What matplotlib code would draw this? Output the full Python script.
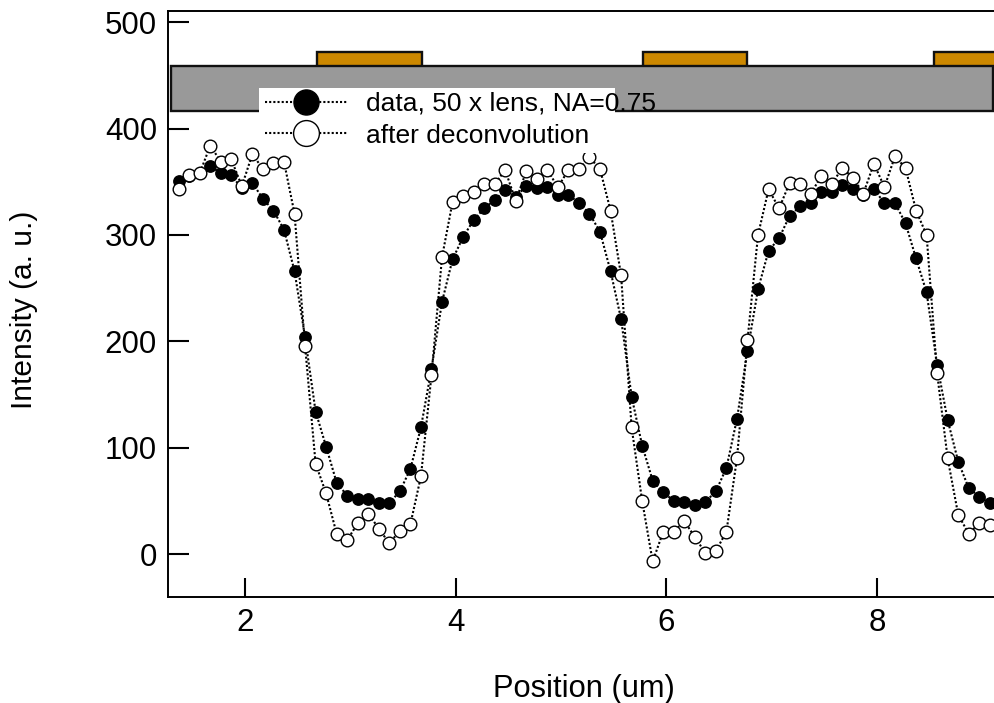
import matplotlib
matplotlib.use('Agg')
import matplotlib.pyplot as plt
from matplotlib.patches import Rectangle

position = [1.37, 1.47, 1.57, 1.67, 1.77, 1.87, 1.97, 2.07, 2.17, 2.27,
            2.37, 2.47, 2.57, 2.67, 2.77, 2.87, 2.97, 3.07, 3.17, 3.27,
            3.37, 3.47, 3.57, 3.67, 3.77, 3.87, 3.97, 4.07, 4.17, 4.27,
            4.37, 4.47, 4.57, 4.67, 4.77, 4.87, 4.97, 5.07, 5.17, 5.27,
            5.37, 5.47, 5.57, 5.67, 5.77, 5.87, 5.97, 6.07, 6.17, 6.27,
            6.37, 6.47, 6.57, 6.67, 6.77, 6.87, 6.97, 7.07, 7.17, 7.27,
            7.37, 7.47, 7.57, 7.67, 7.77, 7.87, 7.97, 8.07, 8.17, 8.27,
            8.37, 8.47, 8.57, 8.67, 8.77, 8.87, 8.97, 9.07]
measured = [351, 355, 358, 365, 358, 356, 344, 349, 334, 323,
            305, 266, 204, 134, 101, 67, 55, 52, 52, 48,
            48, 59, 80, 119, 174, 237, 277, 298, 314, 325,
            333, 342, 336, 346, 344, 345, 338, 338, 330, 320,
            303, 266, 221, 148, 102, 69, 58, 50, 49, 46,
            49, 59, 81, 127, 191, 249, 285, 297, 318, 327,
            330, 340, 340, 347, 343, 338, 343, 330, 330, 311,
            278, 246, 178, 126, 87, 62, 54, 48]
deconvolved = [343, 356, 358, 384, 369, 371, 346, 376, 362, 368,
               369, 320, 196, 85, 57, 19, 13, 29, 38, 24,
               10, 22, 28, 73, 168, 279, 331, 337, 340, 348,
               348, 361, 332, 360, 353, 361, 345, 361, 362, 373,
               362, 323, 262, 119, 50, -7, 21, 21, 31, 16,
               1, 3, 21, 90, 201, 300, 343, 325, 349, 348,
               339, 355, 348, 363, 354, 339, 367, 345, 374, 363,
               323, 300, 170, 90, 37, 19, 29, 27]

# metal lines on top of the substrate (start, end in um)
metal_lines = [(2.684, 3.68), (5.78, 6.77), (8.54, 9.3)]

plt.rcParams['font.family'] = ['Liberation Sans', 'DejaVu Sans']

fig = plt.figure(figsize=(9.94, 7.03), dpi=100)
ax = fig.add_axes([168 / 994, 1 - 597 / 703, 826 / 994, 586 / 703])
ax.set_xlim(1.269, 9.11)
ax.set_ylim(-40.4, 510.6)

for start, end in metal_lines:
    ax.add_patch(Rectangle((start, 457), end - start, 15, fc='#cc8800', ec='#111111', lw=1.7, zorder=1))
ax.add_patch(Rectangle((1.30, 417), 7.80, 41.5, fc='#999999', ec='#111111', lw=1.7, zorder=2))

dots = {'linestyle': (0, (1, 1)), 'linewidth': 1.5, 'color': 'black', 'markeredgecolor': 'black'}
ax.plot(position, measured, marker='o', markersize=8.2, markerfacecolor='black',
        zorder=3, label='data, 50 x lens, NA=0.75', **dots)
ax.plot(position, deconvolved, marker='o', markersize=9.1, markerfacecolor='white',
        markeredgewidth=1, zorder=4, label='after deconvolution', **dots)

# white legend backing, narrower than its text
ax.add_patch(Rectangle((2.13, 377), 3.38, 61, fc='white', ec='none', zorder=5))
leg = ax.legend(loc='upper left', bbox_to_anchor=(0.1175, 0.862), frameon=False, fontsize=19,
                markerscale=2.2, handlelength=3.14, handletextpad=0.68, labelspacing=0.29,
                borderpad=0, borderaxespad=0)
leg.set_zorder(6)
leg.get_lines()[1].set_markersize(18.6)

ax.set_xticks([2, 4, 6, 8])
ax.set_yticks([0, 100, 200, 300, 400, 500])
ax.tick_params(axis='x', direction='in', length=14, width=1.5, labelsize=22.5, pad=8)
ax.tick_params(axis='y', direction='in', length=15, width=1.5, labelsize=22.5, pad=8)
ax.spines['right'].set_visible(False)
for side in ['left', 'top', 'bottom']:
    ax.spines[side].set_linewidth(1.4)

ax.set_xlabel('Position (um)', fontsize=22.2)
ax.set_ylabel('Intensity (a. u.)', fontsize=21.5)
ax.xaxis.set_label_coords(0.503, -0.131)
ax.yaxis.set_label_coords(-0.157, 0.49)

plt.savefig('out.png', dpi=100)
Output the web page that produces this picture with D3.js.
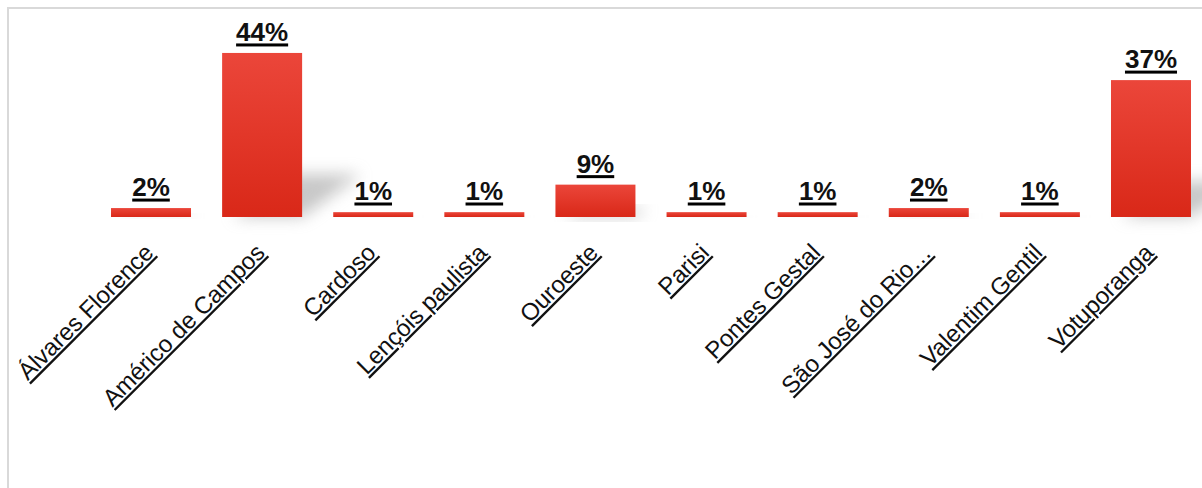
<!DOCTYPE html>
<html>
<head>
<meta charset="utf-8">
<script src="https://cdn.jsdelivr.net/npm/d3@7/dist/d3.min.js"></script>
<style>
  body { margin: 0; background: #fff; }
  svg { display: block; font-family: "Liberation Sans", Arial, sans-serif; }
</style>
</head>
<body>
<svg id="graf"></svg>
<script>
// municipios e participacao (%)
const municipios = ["Álvares Florence", "Américo de Campos", "Cardoso", "Lençóis paulista", "Ouroeste",
                    "Parisi", "Pontes Gestal", "São José do Rio…", "Valentim Gentil", "Votuporanga"];
const percentuais = [2.4, 44.1, 1.3, 1.3, 8.7, 1.3, 1.3, 2.4, 1.3, 36.8];

const W = 1202, H = 488;
const base = 217;

const svg = d3.select("#graf").attr("width", W).attr("height", H);

const defs = svg.append("defs");
const grad = defs.append("linearGradient").attr("id", "barra")
  .attr("x1", 0).attr("y1", 0).attr("x2", 0).attr("y2", 1);
grad.append("stop").attr("offset", "0%").attr("stop-color", "#eb463a");
grad.append("stop").attr("offset", "100%").attr("stop-color", "#d92818");

defs.append("filter").attr("id", "borra")
  .attr("x", "-50%").attr("y", "-50%").attr("width", "200%").attr("height", "200%")
  .append("feGaussianBlur").attr("stdDeviation", 8);

// moldura
svg.append("rect")
  .attr("x", 8).attr("y", 8).attr("width", 1400).attr("height", 700)
  .attr("fill", "none").attr("stroke", "#d9d9d9").attr("stroke-width", 2);

const x = d3.scaleBand().domain(municipios).range([79.9, 1222.1])
  .paddingInner(0.28).paddingOuter(0.28);
const y = d3.scaleLinear().domain([0, 50]).range([base, 31]);

const dados = municipios.map((m, i) => ({ m: m, v: percentuais[i] }));

// sombras
svg.append("g").selectAll("path")
  .data(dados).enter().append("path")
  .attr("d", d => {
    const h = base - y(d.v);
    const x0 = x(d.m) + 10, x1 = x(d.m) + x.bandwidth();
    const dx = h * 0.36, dy = h * 0.26;
    return `M${x0},${base} L${x1},${base} L${x1 + dx},${base - dy} L${x0 + dx},${base - dy} Z`;
  })
  .attr("fill", "#909090")
  .attr("opacity", 0.5)
  .attr("filter", "url(#borra)");

// barras
svg.append("g").selectAll("rect")
  .data(dados).enter().append("rect")
  .attr("x", d => x(d.m))
  .attr("y", d => y(d.v))
  .attr("width", x.bandwidth())
  .attr("height", d => base - y(d.v))
  .attr("fill", "url(#barra)");

// rotulos de valor (sublinhado grosso desenhado a mao)
const rot = svg.append("g").selectAll("g")
  .data(dados).enter().append("g")
  .attr("transform", d => `translate(${x(d.m) + x.bandwidth() / 2},${Math.min(y(d.v) - 12, 200)})`);

rot.append("text")
  .attr("text-anchor", "middle")
  .style("font-size", "26px")
  .style("font-weight", "bold")
  .attr("fill", "#111")
  .text(d => Math.round(d.v) + "%");

rot.each(function() {
  const g = d3.select(this);
  const w = g.select("text").node().getComputedTextLength();
  g.append("rect")
    .attr("x", -w / 2).attr("y", 2.5)
    .attr("width", w).attr("height", 3)
    .attr("fill", "#000");
});

// nomes dos municipios
svg.append("g").selectAll("text")
  .data(dados).enter().append("text")
  .attr("transform", d => `translate(${x(d.m) + x.bandwidth() / 2 + 4},254) rotate(-45)`)
  .attr("text-anchor", "end")
  .style("font-size", "24px")
  .style("text-decoration", "underline")
  .attr("fill", "#111")
  .text(d => d.m);
</script>
</body>
</html>
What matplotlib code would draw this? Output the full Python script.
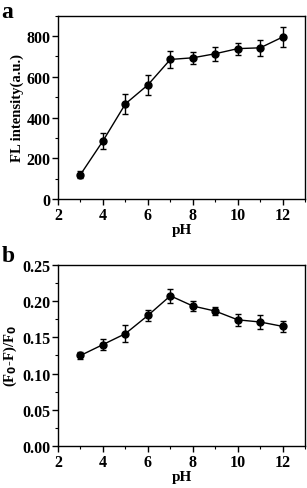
import numpy as np
import matplotlib.pyplot as plt
from matplotlib.ticker import MultipleLocator

ph = [3, 4, 5, 6, 7, 8, 9, 10, 11, 12]
fl = [120, 285, 467, 560, 685, 693, 713, 738, 742, 795]
fl_err = [18, 40, 50, 50, 40, 30, 35, 30, 40, 50]
quench = [0.125, 0.140, 0.155, 0.180, 0.207, 0.193, 0.186, 0.174, 0.171, 0.165]
quench_err = [0.005, 0.008, 0.012, 0.008, 0.010, 0.007, 0.006, 0.008, 0.010, 0.008]

plt.rcParams["font.family"] = "Liberation Serif"
plt.rcParams["font.weight"] = "bold"
plt.rcParams["axes.labelweight"] = "bold"

fig = plt.figure(figsize=(3.07, 4.89), dpi=100)
ax1 = fig.add_axes([0.189, 0.591, 0.805, 0.375])
ax2 = fig.add_axes([0.189, 0.085, 0.805, 0.372])


def style(ax):
    ax.set_xlim(2, 13)
    ax.set_xticks([2, 4, 6, 8, 10, 12])
    ax.xaxis.set_minor_locator(MultipleLocator(1))
    ax.tick_params(which="major", direction="out", length=4, width=1, labelsize=11.5, pad=1.5)
    ax.tick_params(which="minor", direction="out", length=2, width=0.8)
    for s in ax.spines.values():
        s.set_linewidth(1)
    ax.set_xlabel("pH", fontsize=11, labelpad=0)


ax1.errorbar(ph, fl, yerr=fl_err, color="black", marker="o", markersize=5,
             linewidth=1, elinewidth=1, capsize=2.5, capthick=1)
style(ax1)
ax1.set_ylim(0, 900)
ax1.set_yticks([0, 200, 400, 600, 800])
ax1.yaxis.set_minor_locator(MultipleLocator(100))
ax1.set_ylabel("FL intensity(a.u.)", fontsize=10.5, labelpad=2)

ax2.errorbar(ph, quench, yerr=quench_err, color="black", marker="o", markersize=5,
             linewidth=1, elinewidth=1, capsize=2.5, capthick=1)
style(ax2)
ax2.set_ylim(0, 0.25)
ax2.set_yticks(np.arange(0, 0.26, 0.05))
ax2.set_yticklabels(["0.00", "0.05", "0.10", "0.15", "0.20", "0.25"])
ax2.yaxis.set_minor_locator(MultipleLocator(0.025))
ax2.set_ylabel("(F$_\\mathbf{0}$-F)/F$_\\mathbf{0}$", fontsize=10.5, labelpad=2)

fig.text(0.005, 0.995, "a", fontsize=17, fontweight="bold", va="top", ha="left")
fig.text(0.005, 0.497, "b", fontsize=17, fontweight="bold", va="top", ha="left")

fig.savefig("out.png", dpi=100)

#####

_Objective_: Copy nothing past the line containing "from matplotlib.patches import Rectangle": reproduce every line from the start of the records up to it, skipping pictures.

_Final answer_:
What matplotlib code would draw this? Output the full Python script.
import matplotlib
matplotlib.use('Agg')
import matplotlib.pyplot as plt
from matplotlib.patches import Rectangle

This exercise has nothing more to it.